→ Exercise
Gather all lines from the material that contain "chart".

==========

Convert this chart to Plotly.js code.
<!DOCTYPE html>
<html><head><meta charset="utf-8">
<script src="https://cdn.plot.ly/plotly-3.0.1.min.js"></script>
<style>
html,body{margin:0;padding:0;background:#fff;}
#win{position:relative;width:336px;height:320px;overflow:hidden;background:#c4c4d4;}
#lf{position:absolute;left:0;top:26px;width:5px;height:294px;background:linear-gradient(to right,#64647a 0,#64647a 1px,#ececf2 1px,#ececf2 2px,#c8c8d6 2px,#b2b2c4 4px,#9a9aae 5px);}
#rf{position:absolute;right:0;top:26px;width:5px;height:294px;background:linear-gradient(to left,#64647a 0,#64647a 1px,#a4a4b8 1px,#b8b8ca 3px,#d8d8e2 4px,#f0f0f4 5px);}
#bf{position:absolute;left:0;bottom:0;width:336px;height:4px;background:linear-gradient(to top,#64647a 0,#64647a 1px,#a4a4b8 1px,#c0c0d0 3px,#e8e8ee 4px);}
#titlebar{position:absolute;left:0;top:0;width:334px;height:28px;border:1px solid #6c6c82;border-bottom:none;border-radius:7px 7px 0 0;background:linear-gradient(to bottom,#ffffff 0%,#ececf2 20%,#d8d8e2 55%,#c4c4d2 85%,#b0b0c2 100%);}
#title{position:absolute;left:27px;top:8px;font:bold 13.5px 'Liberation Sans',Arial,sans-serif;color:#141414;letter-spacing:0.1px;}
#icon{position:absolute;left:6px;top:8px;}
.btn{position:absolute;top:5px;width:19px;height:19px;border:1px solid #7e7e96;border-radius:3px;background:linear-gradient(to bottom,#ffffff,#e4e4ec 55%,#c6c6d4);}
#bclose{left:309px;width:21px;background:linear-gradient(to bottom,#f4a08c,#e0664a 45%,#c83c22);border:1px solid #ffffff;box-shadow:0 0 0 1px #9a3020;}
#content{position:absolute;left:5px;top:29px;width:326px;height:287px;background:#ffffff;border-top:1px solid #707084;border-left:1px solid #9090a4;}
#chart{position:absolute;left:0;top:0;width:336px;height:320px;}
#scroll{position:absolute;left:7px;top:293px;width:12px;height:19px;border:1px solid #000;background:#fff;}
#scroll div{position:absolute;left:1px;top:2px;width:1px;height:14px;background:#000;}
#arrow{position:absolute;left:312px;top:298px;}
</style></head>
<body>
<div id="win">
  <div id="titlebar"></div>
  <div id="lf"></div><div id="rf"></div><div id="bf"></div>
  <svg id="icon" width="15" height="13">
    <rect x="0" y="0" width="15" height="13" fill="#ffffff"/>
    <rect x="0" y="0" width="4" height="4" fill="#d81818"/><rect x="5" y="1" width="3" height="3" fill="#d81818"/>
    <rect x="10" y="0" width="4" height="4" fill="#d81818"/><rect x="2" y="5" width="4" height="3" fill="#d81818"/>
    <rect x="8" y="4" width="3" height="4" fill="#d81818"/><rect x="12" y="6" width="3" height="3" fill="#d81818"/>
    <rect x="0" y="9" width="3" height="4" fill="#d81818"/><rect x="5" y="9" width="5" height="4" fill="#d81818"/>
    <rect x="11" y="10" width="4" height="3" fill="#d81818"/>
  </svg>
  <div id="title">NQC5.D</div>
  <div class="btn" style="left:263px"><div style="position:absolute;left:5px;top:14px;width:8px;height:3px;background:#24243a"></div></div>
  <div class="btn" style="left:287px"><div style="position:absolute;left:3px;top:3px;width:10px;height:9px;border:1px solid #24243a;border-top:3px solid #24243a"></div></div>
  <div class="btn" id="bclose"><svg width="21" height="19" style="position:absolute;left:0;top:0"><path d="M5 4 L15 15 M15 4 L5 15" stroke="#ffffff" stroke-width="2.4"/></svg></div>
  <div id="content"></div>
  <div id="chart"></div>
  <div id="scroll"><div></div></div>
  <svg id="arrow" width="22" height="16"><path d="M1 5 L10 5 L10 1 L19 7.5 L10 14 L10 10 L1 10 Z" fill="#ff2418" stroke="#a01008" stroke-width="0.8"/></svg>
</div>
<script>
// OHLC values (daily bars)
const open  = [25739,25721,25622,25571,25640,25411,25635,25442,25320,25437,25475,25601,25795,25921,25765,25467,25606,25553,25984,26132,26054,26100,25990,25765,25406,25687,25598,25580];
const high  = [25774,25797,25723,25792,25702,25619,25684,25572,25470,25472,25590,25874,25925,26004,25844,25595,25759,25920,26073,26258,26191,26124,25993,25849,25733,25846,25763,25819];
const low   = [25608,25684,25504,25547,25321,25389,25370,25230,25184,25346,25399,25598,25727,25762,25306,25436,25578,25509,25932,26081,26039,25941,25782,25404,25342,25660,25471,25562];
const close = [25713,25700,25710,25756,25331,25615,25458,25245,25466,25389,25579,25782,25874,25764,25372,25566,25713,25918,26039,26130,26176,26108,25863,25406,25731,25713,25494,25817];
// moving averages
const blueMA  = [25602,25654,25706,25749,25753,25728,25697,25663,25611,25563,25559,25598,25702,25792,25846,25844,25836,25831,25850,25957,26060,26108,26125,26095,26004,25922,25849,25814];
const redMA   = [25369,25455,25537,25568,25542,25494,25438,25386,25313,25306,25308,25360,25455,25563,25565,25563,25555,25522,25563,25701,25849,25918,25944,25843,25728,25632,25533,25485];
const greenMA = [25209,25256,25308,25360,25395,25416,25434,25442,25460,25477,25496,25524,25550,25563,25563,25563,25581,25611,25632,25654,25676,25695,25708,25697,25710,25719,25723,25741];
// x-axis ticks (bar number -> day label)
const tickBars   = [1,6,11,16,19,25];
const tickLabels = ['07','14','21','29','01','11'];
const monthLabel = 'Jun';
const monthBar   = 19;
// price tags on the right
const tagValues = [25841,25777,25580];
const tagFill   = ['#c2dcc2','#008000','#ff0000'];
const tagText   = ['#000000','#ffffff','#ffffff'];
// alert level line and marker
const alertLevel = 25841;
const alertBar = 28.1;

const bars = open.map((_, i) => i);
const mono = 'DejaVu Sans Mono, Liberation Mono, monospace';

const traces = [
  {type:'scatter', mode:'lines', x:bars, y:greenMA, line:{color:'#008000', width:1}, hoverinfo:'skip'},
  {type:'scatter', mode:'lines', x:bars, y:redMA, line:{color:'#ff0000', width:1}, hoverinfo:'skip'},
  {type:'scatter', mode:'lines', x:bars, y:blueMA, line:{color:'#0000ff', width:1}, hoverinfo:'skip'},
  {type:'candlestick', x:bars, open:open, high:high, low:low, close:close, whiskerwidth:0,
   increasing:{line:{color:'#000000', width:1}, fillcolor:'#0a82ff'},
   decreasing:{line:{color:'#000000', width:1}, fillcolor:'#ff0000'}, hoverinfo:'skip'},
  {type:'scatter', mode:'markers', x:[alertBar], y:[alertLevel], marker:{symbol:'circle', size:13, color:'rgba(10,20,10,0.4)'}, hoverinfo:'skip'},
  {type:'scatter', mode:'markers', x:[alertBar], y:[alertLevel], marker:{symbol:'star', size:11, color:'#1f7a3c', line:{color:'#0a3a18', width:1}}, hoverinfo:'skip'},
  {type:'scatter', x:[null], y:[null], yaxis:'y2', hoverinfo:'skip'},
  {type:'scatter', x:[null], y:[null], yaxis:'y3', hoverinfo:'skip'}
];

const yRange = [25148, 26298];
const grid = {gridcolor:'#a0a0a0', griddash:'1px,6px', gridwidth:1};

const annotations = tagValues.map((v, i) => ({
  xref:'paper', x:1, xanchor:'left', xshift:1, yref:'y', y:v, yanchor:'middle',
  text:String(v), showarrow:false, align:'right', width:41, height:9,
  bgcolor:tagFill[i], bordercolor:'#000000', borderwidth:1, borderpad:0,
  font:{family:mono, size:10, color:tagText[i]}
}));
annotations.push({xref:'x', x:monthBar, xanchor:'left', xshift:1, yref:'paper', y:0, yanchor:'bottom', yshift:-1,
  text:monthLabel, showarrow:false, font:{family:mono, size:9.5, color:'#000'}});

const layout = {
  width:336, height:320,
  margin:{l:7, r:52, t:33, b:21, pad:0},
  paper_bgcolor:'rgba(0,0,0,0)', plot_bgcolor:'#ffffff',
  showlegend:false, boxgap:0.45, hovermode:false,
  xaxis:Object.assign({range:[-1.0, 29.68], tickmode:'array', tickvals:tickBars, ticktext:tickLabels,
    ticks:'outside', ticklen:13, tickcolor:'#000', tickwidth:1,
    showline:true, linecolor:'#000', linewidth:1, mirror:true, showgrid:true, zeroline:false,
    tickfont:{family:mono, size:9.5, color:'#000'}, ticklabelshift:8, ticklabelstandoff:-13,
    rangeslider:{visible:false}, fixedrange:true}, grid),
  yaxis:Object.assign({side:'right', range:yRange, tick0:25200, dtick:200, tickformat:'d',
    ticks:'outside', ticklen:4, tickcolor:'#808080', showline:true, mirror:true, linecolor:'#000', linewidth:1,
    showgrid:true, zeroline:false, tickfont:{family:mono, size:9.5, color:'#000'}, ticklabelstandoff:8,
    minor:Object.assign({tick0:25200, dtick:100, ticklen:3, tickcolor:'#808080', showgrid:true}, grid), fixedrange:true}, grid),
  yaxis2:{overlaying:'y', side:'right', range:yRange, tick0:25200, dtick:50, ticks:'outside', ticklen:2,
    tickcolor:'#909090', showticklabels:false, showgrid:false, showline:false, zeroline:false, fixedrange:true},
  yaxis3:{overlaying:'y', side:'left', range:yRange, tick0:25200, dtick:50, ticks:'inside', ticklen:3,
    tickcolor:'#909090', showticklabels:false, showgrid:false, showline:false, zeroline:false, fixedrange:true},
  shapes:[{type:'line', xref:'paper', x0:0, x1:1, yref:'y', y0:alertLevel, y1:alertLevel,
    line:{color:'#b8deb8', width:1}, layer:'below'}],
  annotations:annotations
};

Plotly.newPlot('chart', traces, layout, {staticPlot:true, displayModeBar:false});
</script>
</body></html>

==========

→ Written answer
Convert this chart to Plotly.js code.
#chart{position:absolute;left:0;top:0;width:336px;height:320px;}
  <div id="chart"></div>
Plotly.newPlot('chart', traces, layout, {staticPlot:true, displayModeBar:false});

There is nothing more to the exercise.